Larine Statham (AAP) Sydney Morning Herald May 20, 2011

Northern Territory Aboriginal leaders have told a senior United Nation official that "things have gotten worse" since the Howard government's intervention.

UN high commissioner of human rights Navi Pillay is visiting Australia as a guest of government to assess whether the country is complying with its international obligations.

"Two areas of concern are the discrimination against the Aborigine and Torres Strait Islanders and the mandatory detention of people," she told reporters.

She met with Aboriginal leaders in Darwin on Friday, who told her "things have gotten worse" since the federal government's 2007 intervention into remote Aboriginal communities.

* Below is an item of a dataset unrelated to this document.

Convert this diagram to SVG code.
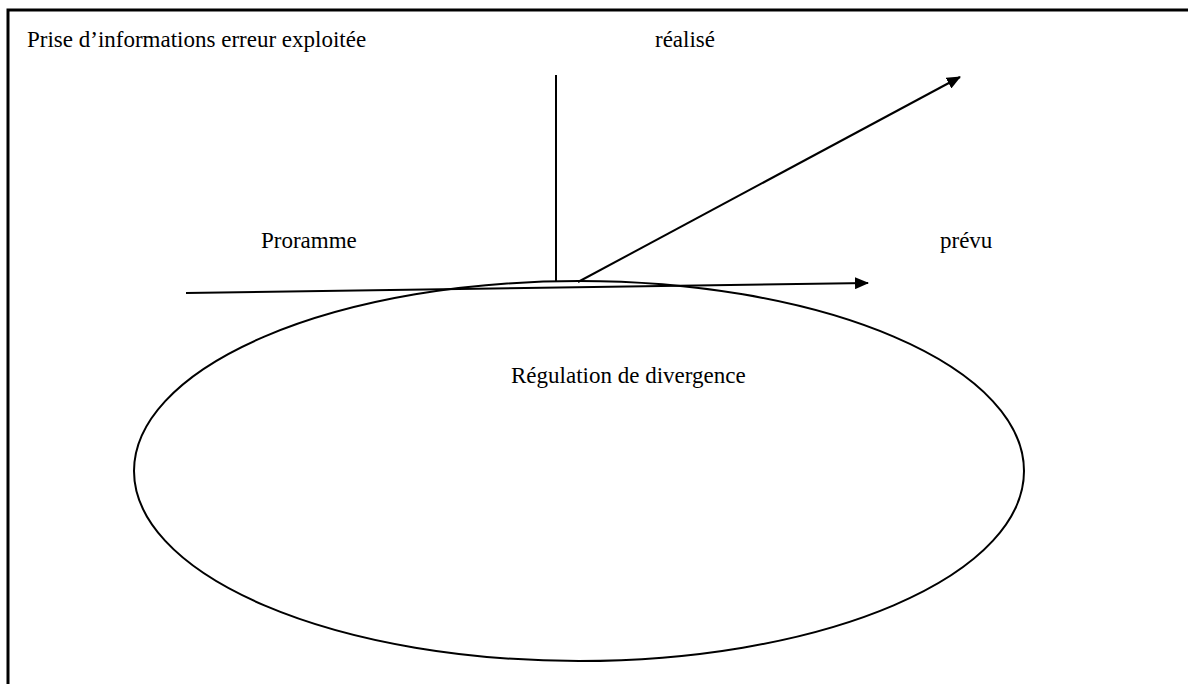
<svg xmlns="http://www.w3.org/2000/svg" width="1188" height="684" viewBox="0 0 1188 684">
  <style>
    .lbl { font-family: "Liberation Serif", "Times New Roman", serif; font-size: 23px; fill: #000; }
    .ln { stroke: #000; stroke-width: 2; fill: none; }
  </style>
  <defs>
    <marker id="head" viewBox="0 0 14 12" refX="13" refY="6" markerWidth="14" markerHeight="12" markerUnits="userSpaceOnUse" orient="auto">
      <path d="M0,0 L14,6 L0,12 Z" fill="#000"/>
    </marker>
  </defs>
  <rect width="1188" height="684" fill="#fff"/>
  <!-- open frame: top and left edges -->
  <path d="M1188,10 H8 V684" stroke="#000" stroke-width="3" fill="none"/>

  <g id="title"><text class="lbl" x="27" y="47">Prise d’informations erreur exploitée</text></g>
  <g id="realise"><text class="lbl" x="655" y="47">réalisé</text></g>
  <g id="programme"><text class="lbl" x="261" y="248">Proramme</text></g>
  <g id="prevu"><text class="lbl" x="940" y="248">prévu</text></g>

  <g id="regulation">
    <ellipse class="ln" cx="579" cy="471" rx="445" ry="190"/>
    <text class="lbl" x="511" y="383">Régulation de divergence</text>
  </g>

  <g id="connectors">
    <line class="ln" x1="556" y1="75" x2="556" y2="282"/>
    <line class="ln" x1="578" y1="282" x2="960" y2="77" marker-end="url(#head)"/>
    <line class="ln" x1="186" y1="293" x2="868" y2="283" marker-end="url(#head)"/>
  </g>
</svg>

"There is greater discrimination against them," Ms Pillay said they told her.

"Firstly they said there's been an intervention and so it started off wrongly without them being consulted and secondly that there is insufficient respect for their right to their land."

Ms Pillay said that as a former High Court judge in South Africa she was interested to learn about section 91 of the Northern Territory National Emergency Response (Intervention) Act of 2007.

It states that a court must not take into account any form of Aboriginal customary law or cultural practice in sentencing Aboriginal defendants.

She said she wanted to speak to Australian judges about the mandatory minimum sentencing of people smugglers, which has been heavily criticised by many judges as being excessive.

Ms Pillay visited two detention centres in the Northern Territory on Friday.

"I need to see more, which I will be doing in Cairns, and speaking to the government, by which time I will form an opinion.

"But really from a human rights based approach, I think that mandatory detention - in particular the detention of children - is extremely troubling.

"I did get a chance to speak to the asylum seekers and I was concerned how long they'd been held and what their hopes were, and about their visa requirements.

"I saw there were also suspected people smugglers, so it's a mixed bag of people.

"I saw families and they ... came to Australia with great hope, seeking asylum."

Ms Pillay will hold a more formal media conference in Canberra on Wednesday, when she is expected to outline her opinion of both situations in Australia.